J’ai lu ce roman il y a déjà quelques semaines et j’avoue l’avoir laissé de côté. Le temps a filé et me voici bien plus tard à devoir en écrire la critique avec plaisir toujours. Il va juste falloir que je me replonge dedans tentant de creuser dans mes souvenirs pour en sortir ce qui m’a plu. Parce que oui « Le plus fou des deux » a touché mon âme de lectrice. J’y ai vu comme un conte à la Amélie Nothomb avec plus de matière, plus de corps, plus d’émotion, moins d’automatisme et de raideur.
Résumé :
Que répondre à un inconnu qui vous met au défi de l’empêcher de se suicider le soir du réveillon ? Qu’on va l’aider, bien sûr, à changer d’avis. Surtout si, hasard ou prédestination, vous avez déjà été confronté à la même sommation trente ans plus tôt par votre propre père…
Marionnettiste célèbre, Lucie Paugham va ainsi commettre l’imprudence de faire entrer un inconnu dans sa vie. Au risque de faire voler en éclats tout ce qu’elle a construit.
Le spectacle vivant, source d’exaltation
La passion, c’est ce qui résulte de ce roman que j’aime qualifier de conte. Pour quelles raisons ? Il y a ce petit côté fantastique inscrit dans le réel qui arrive comme de petites étoiles scintillantes sur un fond de scène trop sombre. Il y a les prémices fous de ce qui s’annonce comme une histoire saugrenue. Il y a la surprise de ces premières pages. Lucie, une marionnettiste célèbre décide un 31 décembre à 18 heures d’aller voir un blockbuster pensant être tranquille dans la salle à savourer ce moment.
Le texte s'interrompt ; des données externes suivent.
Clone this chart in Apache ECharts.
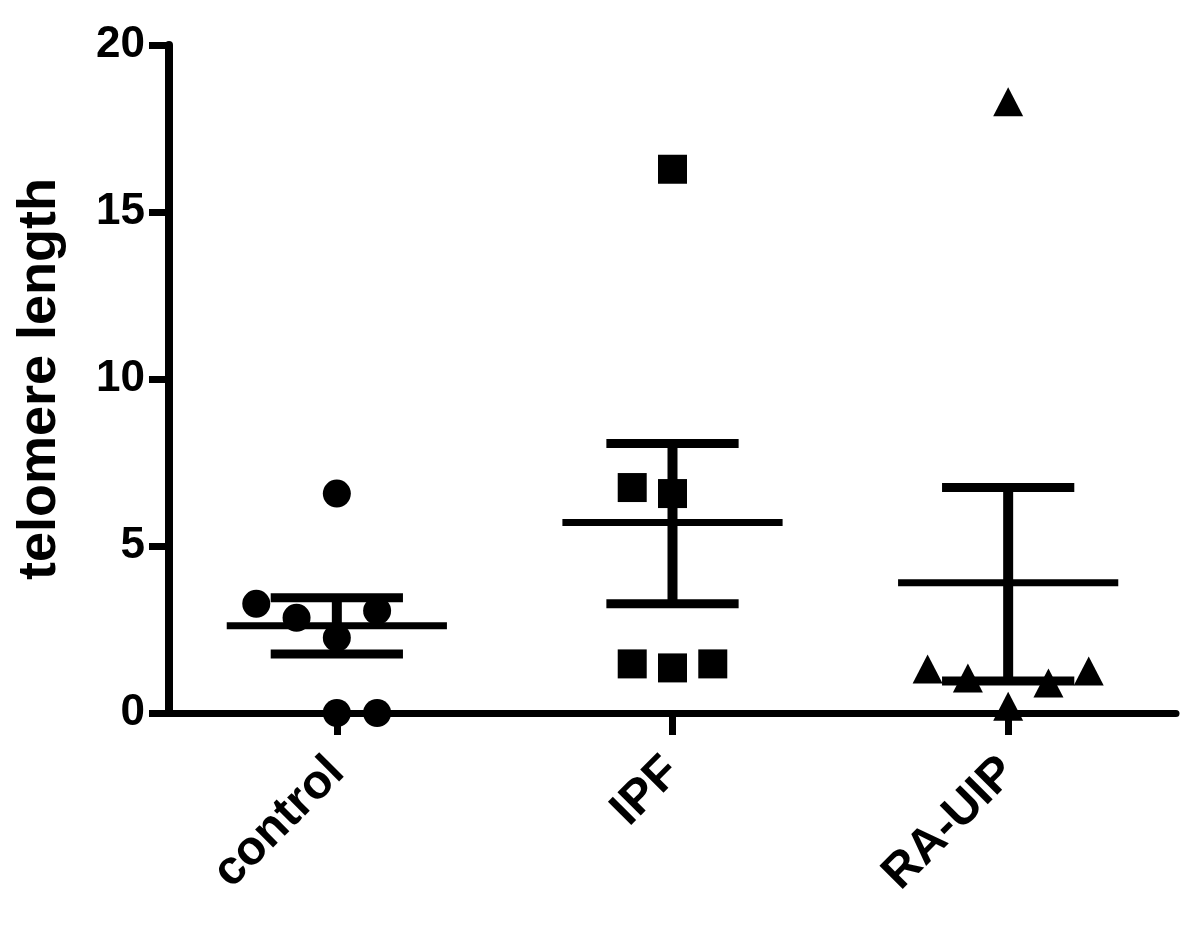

Manque de bol, « une silhouette en manteau sombre a longé l’allée et s’est assise » à côté lui criant à la fin de la séance : « Donnez-moi une bonne raison, une seule, de ne pas me suicider cette nuit ! ». Comme toute réponse, elle propose à l’homme en question, Alexandre Lanier, un travail, un rôle de récitant pour son prochain spectacle avec sa marionnette fétiche, Théodora aussi célèbre sur le plateau que sa manipulatrice.
Créer, c’est mettre les mains dans la merde, il ne m’apprenait rien. Tout le travail de l’artiste est d’en masquer l’odeur et d’en faire un terreau riche où poussera quelques chose de valable.
Nous allons donc suivre ce processus de création confronté à une rencontre hasardeuse ou destinée … Au lecteur de choisir son camps. Toujours est-il que « Le plus fou des deux » ne fait pas dans le raisonnable, il fait clairement, comme son nom l’indique, dans la folie. Où comment une marionnettiste pointilleuse, minutieuse et organisée se laisse malmener par un personnage des plus mystérieux et impressionnant. N’est-il pas ce qu’il lui fallait pour mener à bien cette nouvelle création ? N’a-t-on pas besoin d’un peu de piment pour sortir de notre zone de confort et explorer d’autres horizons ? Il y est question de risque avant tout et de ce que nous sommes prêts à faire pour nous mettre en danger au détriment des autres. La présence d’Alexandre la déstabilise autant qu’elle la transporte et la transcende, il lui fait peur autant qu’il l’attire.
J’aime avant tout ces romans courts – 238 pages – qui nous transportent aisément dans leur monde sans faire d’impasses, ni de raccourcis. Sophie Bassignac prend le temps d’installer le sentiment, l’émotion, la peur, le manque, la passion tout en restant dans cette dynamique du récit qui me plait tout particulièrement.